Aerosol Particle Diffusivity in the Free Molecule Regime
KS Karadima and DG Tsalikis and VG Mavrantzas and SE Pratsinis, JOURNAL OF PHYSICAL CHEMISTRY A, 129, 5127-5136 (2025).
DOI: 10.1021/acs.jpca.5c00407
The aerosol nanoparticle (NP) diffusivity in the crossover regime from molecules to tiny (<5 nm) NPs is still in question despite the prime significance of this regime for nanotechnology as well as for aerosol fundamentals: nucleation rate, transport, coagulation, and condensation in the free molecular regime. Experiments in the past have attempted to address this regime by employing micron-sized particles and operating at low pressures to attain the large Knudsen numbers (Kn > 10), characteristic for this regime. However, such efforts miss the atomic level interactions between aerosol particles and surrounding gas molecules. Such interactions are dominant at the low end of the nanoscale.

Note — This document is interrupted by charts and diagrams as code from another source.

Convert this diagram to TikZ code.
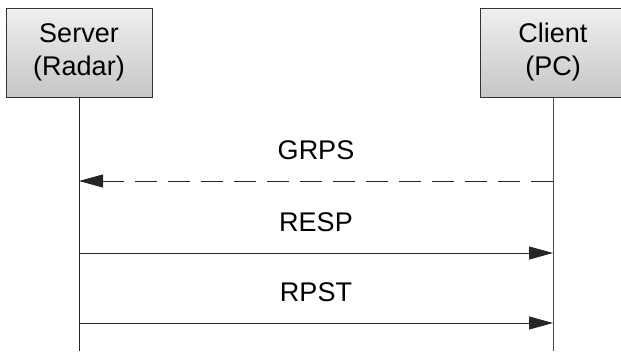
\documentclass[tikz,border=0pt]{standalone}
\usepackage{fontspec}
\setmainfont{Liberation Sans}
\usetikzlibrary{arrows.meta, positioning}

\begin{document}
\begin{tikzpicture}[x=1pt, y=-1pt]
	\tikzstyle{actor}=[draw=black!80, line width=1pt, top color=gray!12, bottom color=gray!45, minimum width=146pt, minimum height=89pt, align=center, font=\fontsize{27}{33}\selectfont]
	\tikzstyle{msg}=[-{Triangle[length=24pt, width=13pt]}, line width=0.9pt, draw=black!85]
	\tikzstyle{lbl}=[font=\fontsize{27}{32}\selectfont, anchor=base, yshift=22pt]

	\useasboundingbox (0,0) rectangle (621,351);
	\clip (0,0) rectangle (621,351);

	% Actors
	\node at (79, 52.5) [actor] (server) {Server\\(Radar)};
	\node at (553, 52.5) [actor] (client) {Client\\(PC)};

	% Lifelines
	\coordinate (server_end) at (79, 351);
	\coordinate (client_end) at (553, 351);
	\draw [line width=1pt, black!85] (server) -- (server_end);
	\draw [line width=1pt, black!70] (client) -- (client_end);

	% Messages
	\foreach \y [count=\i] in {181, 253, 323} {
		\coordinate (s_\i) at (79, \y);
		\coordinate (c_\i) at (553, \y);
	}
	\draw [msg, dash pattern=on 22pt off 11pt] (c_1) -- node [lbl] (grps) {GRPS} (s_1);
	\draw [msg] (s_2) -- node [lbl] (resp) {RESP} (c_2);
	\draw [msg] (s_3) -- node [lbl] (rpst) {RPST} (c_3);
\end{tikzpicture}
\end{document}
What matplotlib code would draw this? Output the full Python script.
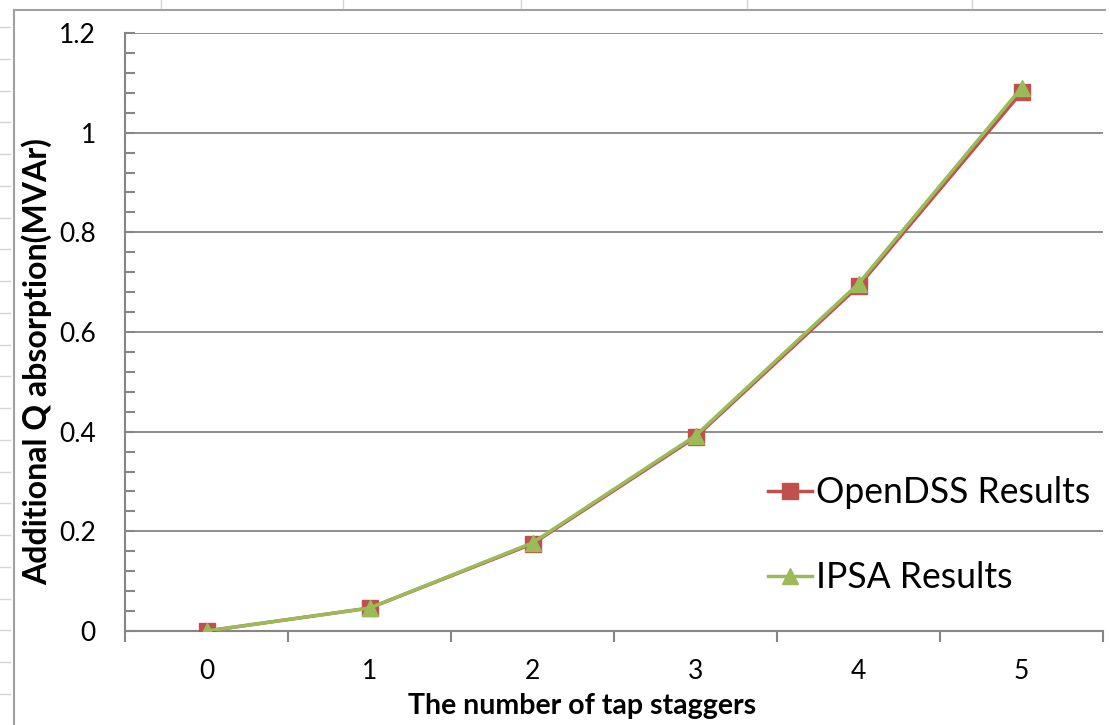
import matplotlib.pyplot as plt
import matplotlib.lines as mlines
import numpy as np

# tap staggers vs additional reactive power absorption
staggers = [0, 1, 2, 3, 4, 5]
opendss = [0.0, 0.046, 0.175, 0.389, 0.692, 1.081]
ipsa = [0.0, 0.046, 0.177, 0.392, 0.697, 1.090]

plt.rcParams['font.family'] = ['Lato', 'DejaVu Sans']
gray = '#868686'

W, H = 1110, 725
fig = plt.figure(figsize=(W / 100, H / 100), dpi=100)
ax = fig.add_axes([125 / W, 1 - 631 / H, (1103 - 125) / W, (631 - 33) / H])

ax.plot(staggers, opendss, color='#C0504D', lw=2.5, marker='s', markersize=11,
        label='OpenDSS Results', zorder=3)
ax.plot(staggers, ipsa, color='#9BBB59', lw=2.5, marker='^', markersize=11,
        label='IPSA Results', zorder=4)

ax.set_xlim(-0.5, 5.5)
ax.set_ylim(0, 1.2)

# category axis: tick marks between categories, labels on categories
ax.set_xticks(np.arange(-0.5, 6, 1))
ax.set_xticklabels([])
ax.set_xticks(staggers, minor=True)
ax.set_xticklabels([str(s) for s in staggers], minor=True)
ax.tick_params(axis='x', which='major', direction='out', length=8, width=1.5, color=gray)
ax.tick_params(axis='x', which='minor', length=0, pad=20, labelsize=19)

ax.set_yticks(np.arange(0, 1.21, 0.2))
ax.set_yticklabels(['0', '0.2', '0.4', '0.6', '0.8', '1', '1.2'])
ax.set_yticks(np.arange(0, 1.21, 0.04), minor=True)
ax.tick_params(axis='y', which='both', direction='in', length=7, width=1.5, color=gray)
ax.tick_params(axis='y', which='major', pad=21, labelsize=19)

ax.grid(axis='y', which='major', color=gray, lw=1.3)
ax.set_axisbelow(True)
for s in ['top', 'right']:
    ax.spines[s].set_visible(False)
for s in ['left', 'bottom']:
    ax.spines[s].set_color(gray)
    ax.spines[s].set_linewidth(1.5)

fig.text(582 / W, 1 - 706 / H, 'The number of tap staggers', ha='center', va='center',
         fontsize=20.5, fontweight='bold')
fig.text(37 / W, 1 - 362 / H, 'Additional Q absorption(MVAr)', ha='center', va='center',
         rotation=90, fontsize=23, fontweight='bold')

ax.legend(loc='center left', bbox_to_anchor=(768 / W, 1 - 535 / H),
          bbox_transform=fig.transFigure, frameon=False, fontsize=25.6,
          handlelength=1.25, handletextpad=0.1, labelspacing=1.46,
          borderpad=0, borderaxespad=0)

# chart frame and sheet gridline stubs around it
border = '#a0a0a0'
fig.add_artist(mlines.Line2D([14 / W, 14 / W], [0, 1 - 10 / H], color=border, lw=1.5))
fig.add_artist(mlines.Line2D([14 / W, 1105 / W], [1 - 10 / H, 1 - 10 / H], color=border, lw=1.5))
for k in range(22):
    y = 1 - (27 + 31.75 * k) / H
    fig.add_artist(mlines.Line2D([0, 10 / W], [y, y], color='#d4d4d4', lw=1))
for x in [161, 343, 521, 747, 972]:
    fig.add_artist(mlines.Line2D([x / W, x / W], [1, 1 - 8 / H], color='#d4d4d4', lw=1))

plt.savefig('out.png', dpi=100)
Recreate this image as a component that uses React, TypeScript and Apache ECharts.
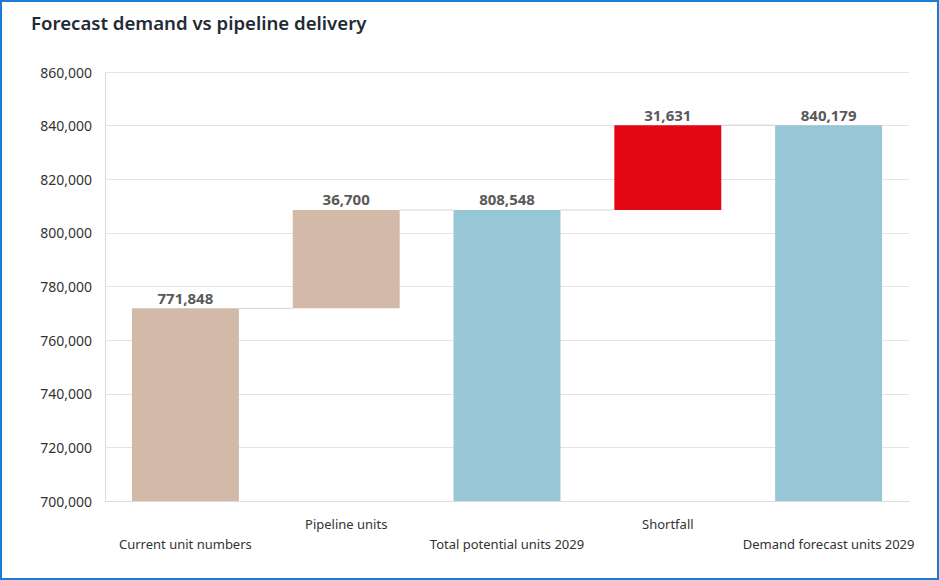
import React, { useEffect, useRef } from "react";
import * as echarts from "echarts";

// Waterfall steps, left to right
const categories = [
  "Current unit numbers",
  "Pipeline units",
  "Total potential units 2029",
  "Shortfall",
  "Demand forecast units 2029",
];
// Visible height of each bar (totals and step changes)
const barValues = [771848, 36700, 808548, 31631, 840179];
// Invisible offset that floats the step bars
const baseValues = [0, 771848, 0, 808548, 0];
// Level carried from one bar to the next by the connector lines
const connectorLevels = [771848, 808548, 808548, 840179];
const barColors = ["#d2b9a8", "#d2b9a8", "#97c6d6", "#e30613", "#97c6d6"];

const yTicks = { min: 700000, max: 860000, interval: 20000 };

const fmt = (v: number) => v.toLocaleString("en-US");
const FONT = "'Noto Sans', 'Open Sans', sans-serif";
const BAR_RATIO = 0.665;

export default function App() {
  const ref = useRef<HTMLDivElement>(null);

  useEffect(() => {
    if (!ref.current) return;
    const chart = echarts.init(ref.current, undefined, { renderer: "svg" });

    chart.setOption({
      animation: false,
      textStyle: { fontFamily: FONT },
      title: {
        text: "Forecast demand vs pipeline delivery",
        left: 26,
        top: 8,
        textStyle: {
          fontFamily: FONT,
          fontSize: 18.6,
          fontWeight: 600,
          color: "#1f2b36",
        },
      },
      graphic: [
        {
          type: "rect",
          shape: { x: 1, y: 1, width: 937, height: 578 },
          style: { fill: "none", stroke: "#1c7cd5", lineWidth: 2 },
          silent: true,
        },
      ],
      grid: { left: 105, right: 30, top: 72, bottom: 79 },
      xAxis: {
        type: "category",
        data: categories,
        axisLine: { show: true, lineStyle: { color: "#dcdcdc", width: 1 } },
        axisTick: { show: false },
        axisLabel: {
          interval: 0,
          margin: 13,
          fontSize: 13,
          lineHeight: 20,
          color: "#333333",
          fontFamily: FONT,
          formatter: (v: string, i: number) => (i % 2 === 0 ? "\n" + v : v),
        },
      },
      yAxis: {
        type: "value",
        min: yTicks.min,
        max: yTicks.max,
        interval: yTicks.interval,
        axisLine: { show: true, lineStyle: { color: "#dcdcdc" } },
        axisTick: { show: false },
        splitLine: { lineStyle: { color: "#e3e3e3", width: 1 } },
        axisLabel: {
          margin: 13,
          fontSize: 14,
          color: "#333333",
          fontFamily: FONT,
          formatter: (v: number) => fmt(v),
        },
      },
      series: [
        {
          type: "custom",
          name: "connectors",
          z: 1,
          clip: true,
          data: connectorLevels.map((v, i) => [i, v]),
          renderItem: (params: any, api: any) => {
            const i = api.value(0);
            const v = api.value(1);
            const a = api.coord([i, v]);
            const b = api.coord([i + 1, v]);
            const half = (api.size([1, 0])[0] * BAR_RATIO) / 2;
            return {
              type: "line",
              shape: { x1: a[0] + half, y1: a[1], x2: b[0] - half, y2: b[1] },
              style: { stroke: "#d6d6d6", lineWidth: 1 },
            };
          },
        },
        {
          type: "bar",
          name: "base",
          stack: "w",
          barWidth: BAR_RATIO * 100 + "%",
          itemStyle: { color: "transparent" },
          emphasis: { disabled: true },
          data: baseValues,
          z: 2,
        },
        {
          type: "bar",
          name: "value",
          stack: "w",
          barWidth: BAR_RATIO * 100 + "%",
          z: 3,
          data: barValues.map((v, i) => ({
            value: v,
            itemStyle: { color: barColors[i] },
          })),
          label: {
            show: true,
            position: "top",
            distance: 3,
            fontSize: 15,
            fontWeight: "bold",
            color: "#595959",
            fontFamily: FONT,
            formatter: (p: any) => fmt(p.value),
          },
        },
      ],
    });

    return () => chart.dispose();
  }, []);

  return (
    <div
      ref={ref}
      style={{
        position: "absolute",
        left: 0,
        top: 0,
        width: 939,
        height: 580,
        background: "#ffffff",
      }}
    />
  );
}
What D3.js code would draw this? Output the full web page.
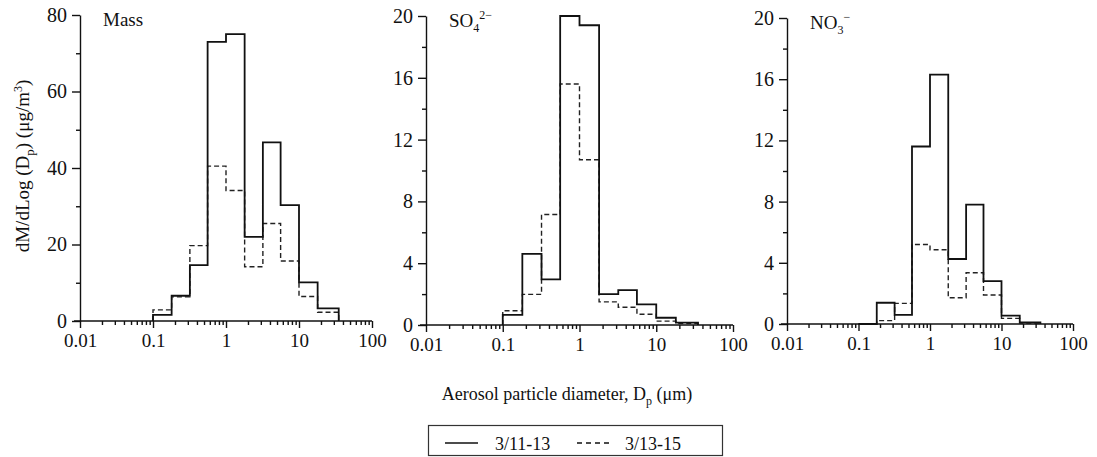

Here, diffusion coefficients of tiny (from 0.4 to about 7 nm in diameter) fullerene and silica particles in air are obtained by molecular dynamics (MD) simulations wherein both particles and gas molecules are considered in their full atomistic representation (force field and shape). Below 3 nm, these MD-derived diffusivities are in excellent agreement with an experimentally based equation for gas diffusivities but show systematic deviations from the classic Epstein and Stokes-Cunningham-Millikan (SCM) equations for particle diffusivity. These deviations become most pronounced as the NP size approaches that of gas molecules. Above 5 nm, the MD-derived diffusivities nicely converge to these equations. These diffusivities are compared also to other literature equations for particle diffusivity in this size regime at ambient conditions.